WORK INSTRUCTIONS —
Transcribe the data in full and exactly, omitting any pictures.

SOURCE MATERIAL —
..........

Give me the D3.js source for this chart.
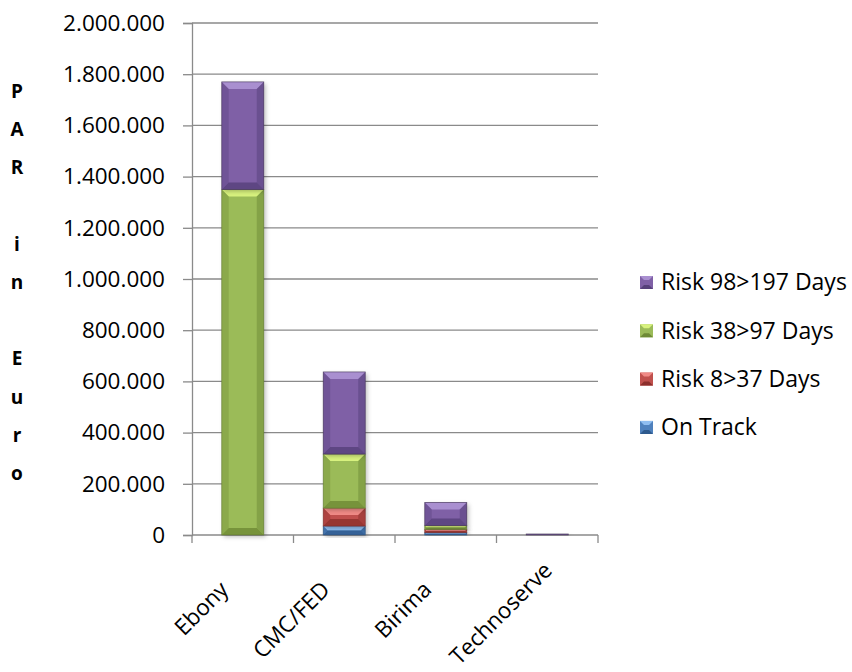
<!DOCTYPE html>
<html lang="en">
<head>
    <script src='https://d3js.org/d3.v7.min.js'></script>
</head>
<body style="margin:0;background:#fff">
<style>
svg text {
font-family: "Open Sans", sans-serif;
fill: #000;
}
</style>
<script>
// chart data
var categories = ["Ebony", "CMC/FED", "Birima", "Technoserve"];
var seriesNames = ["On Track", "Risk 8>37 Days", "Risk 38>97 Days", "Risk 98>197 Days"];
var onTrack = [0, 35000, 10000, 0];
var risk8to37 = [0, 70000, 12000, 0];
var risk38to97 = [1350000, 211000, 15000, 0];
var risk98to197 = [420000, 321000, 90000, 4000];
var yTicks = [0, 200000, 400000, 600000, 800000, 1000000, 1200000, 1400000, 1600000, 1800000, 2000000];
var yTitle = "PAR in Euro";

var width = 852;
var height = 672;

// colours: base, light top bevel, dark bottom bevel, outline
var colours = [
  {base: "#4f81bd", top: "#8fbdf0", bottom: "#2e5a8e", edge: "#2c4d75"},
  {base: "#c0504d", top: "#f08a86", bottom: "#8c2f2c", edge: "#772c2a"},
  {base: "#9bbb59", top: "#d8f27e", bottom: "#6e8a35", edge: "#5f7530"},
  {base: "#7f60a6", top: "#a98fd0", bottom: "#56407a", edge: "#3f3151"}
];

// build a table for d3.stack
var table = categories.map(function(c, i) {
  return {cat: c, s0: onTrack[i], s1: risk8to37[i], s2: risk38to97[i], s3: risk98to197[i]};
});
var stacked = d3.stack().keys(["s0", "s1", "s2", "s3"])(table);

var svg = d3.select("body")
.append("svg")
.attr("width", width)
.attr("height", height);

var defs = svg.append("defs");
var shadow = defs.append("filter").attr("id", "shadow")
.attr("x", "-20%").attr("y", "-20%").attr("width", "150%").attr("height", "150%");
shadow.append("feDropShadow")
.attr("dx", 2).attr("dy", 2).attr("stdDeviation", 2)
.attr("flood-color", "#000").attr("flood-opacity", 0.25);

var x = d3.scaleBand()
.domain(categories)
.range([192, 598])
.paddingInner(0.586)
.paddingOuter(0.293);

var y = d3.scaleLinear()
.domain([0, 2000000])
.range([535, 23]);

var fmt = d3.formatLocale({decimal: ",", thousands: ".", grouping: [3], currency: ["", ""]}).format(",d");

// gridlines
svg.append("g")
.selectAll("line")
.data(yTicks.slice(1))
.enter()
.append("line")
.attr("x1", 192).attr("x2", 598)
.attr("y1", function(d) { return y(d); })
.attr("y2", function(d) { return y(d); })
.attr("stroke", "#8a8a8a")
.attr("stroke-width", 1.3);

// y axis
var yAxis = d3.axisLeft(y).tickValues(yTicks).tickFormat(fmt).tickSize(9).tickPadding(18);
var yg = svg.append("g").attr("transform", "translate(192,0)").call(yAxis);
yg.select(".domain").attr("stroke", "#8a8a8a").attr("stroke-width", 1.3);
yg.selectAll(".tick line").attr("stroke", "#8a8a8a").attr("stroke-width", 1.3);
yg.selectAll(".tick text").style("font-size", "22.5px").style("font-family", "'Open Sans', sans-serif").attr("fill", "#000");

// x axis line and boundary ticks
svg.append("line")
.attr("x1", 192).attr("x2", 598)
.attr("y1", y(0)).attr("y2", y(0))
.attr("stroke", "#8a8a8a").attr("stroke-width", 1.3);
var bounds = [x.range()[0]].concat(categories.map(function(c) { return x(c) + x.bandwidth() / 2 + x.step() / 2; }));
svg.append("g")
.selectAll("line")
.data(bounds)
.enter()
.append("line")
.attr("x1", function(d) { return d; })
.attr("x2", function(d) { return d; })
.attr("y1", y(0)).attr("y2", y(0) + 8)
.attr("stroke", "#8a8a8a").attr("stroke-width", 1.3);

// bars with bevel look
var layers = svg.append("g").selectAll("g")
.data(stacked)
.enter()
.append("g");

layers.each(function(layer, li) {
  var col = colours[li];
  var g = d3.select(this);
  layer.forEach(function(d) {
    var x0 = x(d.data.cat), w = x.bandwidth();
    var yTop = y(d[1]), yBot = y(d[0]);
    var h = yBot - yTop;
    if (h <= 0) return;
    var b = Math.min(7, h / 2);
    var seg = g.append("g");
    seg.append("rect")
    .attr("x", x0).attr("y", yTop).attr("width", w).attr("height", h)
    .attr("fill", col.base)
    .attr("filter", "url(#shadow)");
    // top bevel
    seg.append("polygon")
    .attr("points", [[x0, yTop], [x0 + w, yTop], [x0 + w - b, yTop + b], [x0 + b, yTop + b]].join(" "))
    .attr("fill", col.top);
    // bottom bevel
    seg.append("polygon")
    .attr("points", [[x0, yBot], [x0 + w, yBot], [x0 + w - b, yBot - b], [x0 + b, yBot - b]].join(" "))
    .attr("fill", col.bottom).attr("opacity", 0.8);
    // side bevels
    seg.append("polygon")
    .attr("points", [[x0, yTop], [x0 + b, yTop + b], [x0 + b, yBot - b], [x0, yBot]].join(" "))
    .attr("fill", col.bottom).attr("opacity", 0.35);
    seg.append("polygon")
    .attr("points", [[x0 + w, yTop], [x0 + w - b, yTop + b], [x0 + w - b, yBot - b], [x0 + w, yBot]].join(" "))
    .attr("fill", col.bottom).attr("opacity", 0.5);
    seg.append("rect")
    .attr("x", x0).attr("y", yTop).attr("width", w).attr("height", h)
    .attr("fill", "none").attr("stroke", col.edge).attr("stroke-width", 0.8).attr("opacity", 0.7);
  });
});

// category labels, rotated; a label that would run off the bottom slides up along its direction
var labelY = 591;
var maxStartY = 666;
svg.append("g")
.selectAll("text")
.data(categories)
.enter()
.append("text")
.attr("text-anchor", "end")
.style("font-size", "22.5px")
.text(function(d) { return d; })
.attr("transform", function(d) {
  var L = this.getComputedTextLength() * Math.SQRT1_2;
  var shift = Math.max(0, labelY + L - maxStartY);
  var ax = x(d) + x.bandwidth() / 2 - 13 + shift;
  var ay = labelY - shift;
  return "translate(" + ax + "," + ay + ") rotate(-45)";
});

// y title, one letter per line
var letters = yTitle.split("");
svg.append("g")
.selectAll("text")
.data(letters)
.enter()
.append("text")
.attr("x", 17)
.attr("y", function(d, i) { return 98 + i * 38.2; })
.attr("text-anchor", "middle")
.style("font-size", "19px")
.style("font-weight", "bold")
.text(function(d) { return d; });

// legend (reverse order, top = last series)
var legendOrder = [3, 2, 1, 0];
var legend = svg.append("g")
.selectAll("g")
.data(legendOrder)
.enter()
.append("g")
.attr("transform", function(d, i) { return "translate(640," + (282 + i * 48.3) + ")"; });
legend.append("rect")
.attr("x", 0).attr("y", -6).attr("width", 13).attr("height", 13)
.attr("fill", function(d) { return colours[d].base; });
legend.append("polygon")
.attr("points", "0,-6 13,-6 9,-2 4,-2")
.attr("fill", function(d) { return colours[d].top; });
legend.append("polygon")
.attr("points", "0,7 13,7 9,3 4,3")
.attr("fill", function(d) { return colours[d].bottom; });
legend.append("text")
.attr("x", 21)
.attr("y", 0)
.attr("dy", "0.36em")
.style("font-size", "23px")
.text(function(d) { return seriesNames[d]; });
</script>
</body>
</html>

..........

FINAL RESULT —
Give me the D3.js source for this chart.
<!DOCTYPE html>
<html lang="en">
<head>
    <script src='https://d3js.org/d3.v7.min.js'></script>
</head>
<body style="margin:0;background:#fff">
<style>
svg text {
font-family: "Open Sans", sans-serif;
fill: #000;
}
</style>
<script>
// chart data
var categories = ["Ebony", "CMC/FED", "Birima", "Technoserve"];
var seriesNames = ["On Track", "Risk 8>37 Days", "Risk 38>97 Days", "Risk 98>197 Days"];
var onTrack = [0, 35000, 10000, 0];
var risk8to37 = [0, 70000, 12000, 0];
var risk38to97 = [1350000, 211000, 15000, 0];
var risk98to197 = [420000, 321000, 90000, 4000];
var yTicks = [0, 200000, 400000, 600000, 800000, 1000000, 1200000, 1400000, 1600000, 1800000, 2000000];
var yTitle = "PAR in Euro";

var width = 852;
var height = 672;

// colours: base, light top bevel, dark bottom bevel, outline
var colours = [
  {base: "#4f81bd", top: "#8fbdf0", bottom: "#2e5a8e", edge: "#2c4d75"},
  {base: "#c0504d", top: "#f08a86", bottom: "#8c2f2c", edge: "#772c2a"},
  {base: "#9bbb59", top: "#d8f27e", bottom: "#6e8a35", edge: "#5f7530"},
  {base: "#7f60a6", top: "#a98fd0", bottom: "#56407a", edge: "#3f3151"}
];

// build a table for d3.stack
var table = categories.map(function(c, i) {
  return {cat: c, s0: onTrack[i], s1: risk8to37[i], s2: risk38to97[i], s3: risk98to197[i]};
});
var stacked = d3.stack().keys(["s0", "s1", "s2", "s3"])(table);

var svg = d3.select("body")
.append("svg")
.attr("width", width)
.attr("height", height);

var defs = svg.append("defs");
var shadow = defs.append("filter").attr("id", "shadow")
.attr("x", "-20%").attr("y", "-20%").attr("width", "150%").attr("height", "150%");
shadow.append("feDropShadow")
.attr("dx", 2).attr("dy", 2).attr("stdDeviation", 2)
.attr("flood-color", "#000").attr("flood-opacity", 0.25);

var x = d3.scaleBand()
.domain(categories)
.range([192, 598])
.paddingInner(0.586)
.paddingOuter(0.293);

var y = d3.scaleLinear()
.domain([0, 2000000])
.range([535, 23]);

var fmt = d3.formatLocale({decimal: ",", thousands: ".", grouping: [3], currency: ["", ""]}).format(",d");

// gridlines
svg.append("g")
.selectAll("line")
.data(yTicks.slice(1))
.enter()
.append("line")
.attr("x1", 192).attr("x2", 598)
.attr("y1", function(d) { return y(d); })
.attr("y2", function(d) { return y(d); })
.attr("stroke", "#8a8a8a")
.attr("stroke-width", 1.3);

// y axis
var yAxis = d3.axisLeft(y).tickValues(yTicks).tickFormat(fmt).tickSize(9).tickPadding(18);
var yg = svg.append("g").attr("transform", "translate(192,0)").call(yAxis);
yg.select(".domain").attr("stroke", "#8a8a8a").attr("stroke-width", 1.3);
yg.selectAll(".tick line").attr("stroke", "#8a8a8a").attr("stroke-width", 1.3);
yg.selectAll(".tick text").style("font-size", "22.5px").style("font-family", "'Open Sans', sans-serif").attr("fill", "#000");

// x axis line and boundary ticks
svg.append("line")
.attr("x1", 192).attr("x2", 598)
.attr("y1", y(0)).attr("y2", y(0))
.attr("stroke", "#8a8a8a").attr("stroke-width", 1.3);
var bounds = [x.range()[0]].concat(categories.map(function(c) { return x(c) + x.bandwidth() / 2 + x.step() / 2; }));
svg.append("g")
.selectAll("line")
.data(bounds)
.enter()
.append("line")
.attr("x1", function(d) { return d; })
.attr("x2", function(d) { return d; })
.attr("y1", y(0)).attr("y2", y(0) + 8)
.attr("stroke", "#8a8a8a").attr("stroke-width", 1.3);

// bars with bevel look
var layers = svg.append("g").selectAll("g")
.data(stacked)
.enter()
.append("g");

layers.each(function(layer, li) {
  var col = colours[li];
  var g = d3.select(this);
  layer.forEach(function(d) {
    var x0 = x(d.data.cat), w = x.bandwidth();
    var yTop = y(d[1]), yBot = y(d[0]);
    var h = yBot - yTop;
    if (h <= 0) return;
    var b = Math.min(7, h / 2);
    var seg = g.append("g");
    seg.append("rect")
    .attr("x", x0).attr("y", yTop).attr("width", w).attr("height", h)
    .attr("fill", col.base)
    .attr("filter", "url(#shadow)");
    // top bevel
    seg.append("polygon")
    .attr("points", [[x0, yTop], [x0 + w, yTop], [x0 + w - b, yTop + b], [x0 + b, yTop + b]].join(" "))
    .attr("fill", col.top);
    // bottom bevel
    seg.append("polygon")
    .attr("points", [[x0, yBot], [x0 + w, yBot], [x0 + w - b, yBot - b], [x0 + b, yBot - b]].join(" "))
    .attr("fill", col.bottom).attr("opacity", 0.8);
    // side bevels
    seg.append("polygon")
    .attr("points", [[x0, yTop], [x0 + b, yTop + b], [x0 + b, yBot - b], [x0, yBot]].join(" "))
    .attr("fill", col.bottom).attr("opacity", 0.35);
    seg.append("polygon")
    .attr("points", [[x0 + w, yTop], [x0 + w - b, yTop + b], [x0 + w - b, yBot - b], [x0 + w, yBot]].join(" "))
    .attr("fill", col.bottom).attr("opacity", 0.5);
    seg.append("rect")
    .attr("x", x0).attr("y", yTop).attr("width", w).attr("height", h)
    .attr("fill", "none").attr("stroke", col.edge).attr("stroke-width", 0.8).attr("opacity", 0.7);
  });
});

// category labels, rotated; a label that would run off the bottom slides up along its direction
var labelY = 591;
var maxStartY = 666;
svg.append("g")
.selectAll("text")
.data(categories)
.enter()
.append("text")
.attr("text-anchor", "end")
.style("font-size", "22.5px")
.text(function(d) { return d; })
.attr("transform", function(d) {
  var L = this.getComputedTextLength() * Math.SQRT1_2;
  var shift = Math.max(0, labelY + L - maxStartY);
  var ax = x(d) + x.bandwidth() / 2 - 13 + shift;
  var ay = labelY - shift;
  return "translate(" + ax + "," + ay + ") rotate(-45)";
});

// y title, one letter per line
var letters = yTitle.split("");
svg.append("g")
.selectAll("text")
.data(letters)
.enter()
.append("text")
.attr("x", 17)
.attr("y", function(d, i) { return 98 + i * 38.2; })
.attr("text-anchor", "middle")
.style("font-size", "19px")
.style("font-weight", "bold")
.text(function(d) { return d; });

// legend (reverse order, top = last series)
var legendOrder = [3, 2, 1, 0];
var legend = svg.append("g")
.selectAll("g")
.data(legendOrder)
.enter()
.append("g")
.attr("transform", function(d, i) { return "translate(640," + (282 + i * 48.3) + ")"; });
legend.append("rect")
.attr("x", 0).attr("y", -6).attr("width", 13).attr("height", 13)
.attr("fill", function(d) { return colours[d].base; });
legend.append("polygon")
.attr("points", "0,-6 13,-6 9,-2 4,-2")
.attr("fill", function(d) { return colours[d].top; });
legend.append("polygon")
.attr("points", "0,7 13,7 9,3 4,3")
.attr("fill", function(d) { return colours[d].bottom; });
legend.append("text")
.attr("x", 21)
.attr("y", 0)
.attr("dy", "0.36em")
.style("font-size", "23px")
.text(function(d) { return seriesNames[d]; });
</script>
</body>
</html>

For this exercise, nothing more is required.